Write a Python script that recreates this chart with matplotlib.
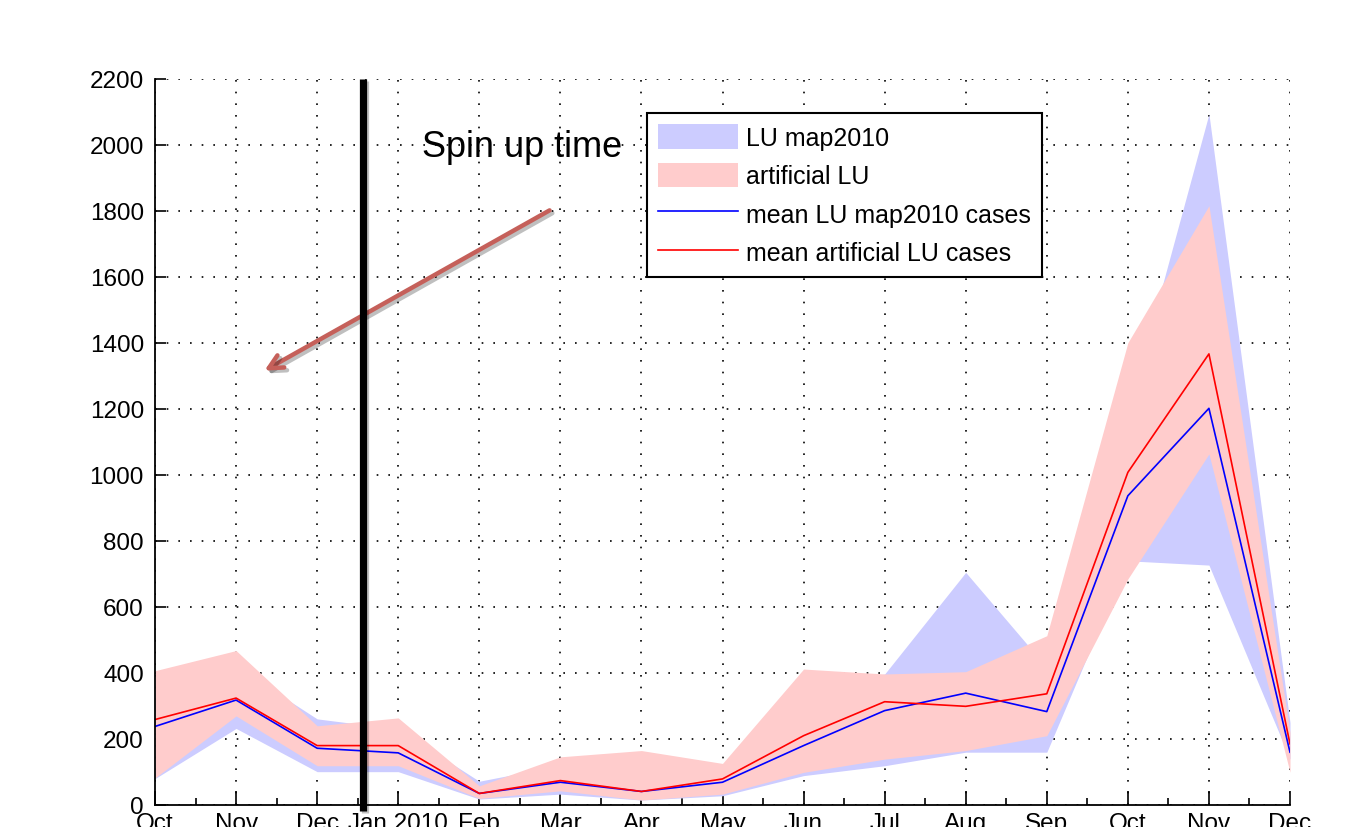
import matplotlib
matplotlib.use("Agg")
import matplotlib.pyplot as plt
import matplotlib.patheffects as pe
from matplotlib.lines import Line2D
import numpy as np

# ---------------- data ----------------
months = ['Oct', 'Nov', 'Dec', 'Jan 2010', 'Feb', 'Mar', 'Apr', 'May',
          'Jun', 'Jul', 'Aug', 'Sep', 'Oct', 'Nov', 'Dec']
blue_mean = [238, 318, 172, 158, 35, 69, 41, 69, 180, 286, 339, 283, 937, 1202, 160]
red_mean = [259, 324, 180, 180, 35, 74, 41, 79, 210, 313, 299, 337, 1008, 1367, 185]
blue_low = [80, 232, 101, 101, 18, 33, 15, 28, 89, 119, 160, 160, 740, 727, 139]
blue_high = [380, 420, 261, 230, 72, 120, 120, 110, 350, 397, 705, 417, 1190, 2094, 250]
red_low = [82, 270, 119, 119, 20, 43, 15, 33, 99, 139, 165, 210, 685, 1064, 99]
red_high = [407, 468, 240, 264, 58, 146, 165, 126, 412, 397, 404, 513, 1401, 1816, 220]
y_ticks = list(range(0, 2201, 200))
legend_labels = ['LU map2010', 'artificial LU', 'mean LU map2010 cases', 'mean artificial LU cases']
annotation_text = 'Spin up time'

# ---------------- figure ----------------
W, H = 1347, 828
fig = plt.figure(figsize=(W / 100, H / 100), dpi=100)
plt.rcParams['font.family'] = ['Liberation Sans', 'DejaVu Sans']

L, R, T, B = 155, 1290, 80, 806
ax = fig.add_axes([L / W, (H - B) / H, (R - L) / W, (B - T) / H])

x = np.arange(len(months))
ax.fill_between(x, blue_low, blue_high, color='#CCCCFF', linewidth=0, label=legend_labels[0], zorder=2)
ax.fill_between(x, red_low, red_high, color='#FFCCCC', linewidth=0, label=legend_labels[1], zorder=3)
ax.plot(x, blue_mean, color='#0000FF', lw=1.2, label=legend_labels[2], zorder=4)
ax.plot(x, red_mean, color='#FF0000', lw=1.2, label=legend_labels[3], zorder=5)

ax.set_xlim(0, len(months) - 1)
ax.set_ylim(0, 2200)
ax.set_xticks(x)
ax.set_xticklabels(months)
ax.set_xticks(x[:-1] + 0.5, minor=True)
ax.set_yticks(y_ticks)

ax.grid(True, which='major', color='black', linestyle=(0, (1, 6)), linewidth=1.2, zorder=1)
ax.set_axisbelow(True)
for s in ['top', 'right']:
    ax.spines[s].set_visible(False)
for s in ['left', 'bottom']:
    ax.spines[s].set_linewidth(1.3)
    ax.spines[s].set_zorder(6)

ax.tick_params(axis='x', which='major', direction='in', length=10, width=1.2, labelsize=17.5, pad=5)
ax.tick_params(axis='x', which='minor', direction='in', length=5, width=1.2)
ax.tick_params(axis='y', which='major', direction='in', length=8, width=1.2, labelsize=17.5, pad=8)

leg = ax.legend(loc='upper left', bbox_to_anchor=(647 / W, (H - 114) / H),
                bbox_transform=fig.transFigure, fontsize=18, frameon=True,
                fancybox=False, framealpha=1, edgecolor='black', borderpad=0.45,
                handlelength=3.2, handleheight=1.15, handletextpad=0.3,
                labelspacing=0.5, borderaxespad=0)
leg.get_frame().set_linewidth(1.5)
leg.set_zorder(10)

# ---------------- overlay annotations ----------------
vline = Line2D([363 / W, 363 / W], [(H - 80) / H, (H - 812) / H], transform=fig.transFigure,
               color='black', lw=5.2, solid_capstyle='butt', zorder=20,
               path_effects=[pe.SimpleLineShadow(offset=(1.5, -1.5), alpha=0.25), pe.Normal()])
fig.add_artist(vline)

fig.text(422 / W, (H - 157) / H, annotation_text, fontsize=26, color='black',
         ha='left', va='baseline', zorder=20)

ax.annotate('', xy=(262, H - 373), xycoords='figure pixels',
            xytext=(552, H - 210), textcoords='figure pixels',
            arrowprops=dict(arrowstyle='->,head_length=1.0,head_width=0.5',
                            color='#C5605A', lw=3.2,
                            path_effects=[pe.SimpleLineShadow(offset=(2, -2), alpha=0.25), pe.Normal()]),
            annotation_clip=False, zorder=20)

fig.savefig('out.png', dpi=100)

### YOUR OBJECTIVE
The lines from the top of the data above through the one holding "import numpy as np" are to be repeated exactly, and only those, with no pictures.

### THE ANSWER
Write a Python script that recreates this chart with matplotlib.
import matplotlib
matplotlib.use("Agg")
import matplotlib.pyplot as plt
import matplotlib.patheffects as pe
from matplotlib.lines import Line2D
import numpy as np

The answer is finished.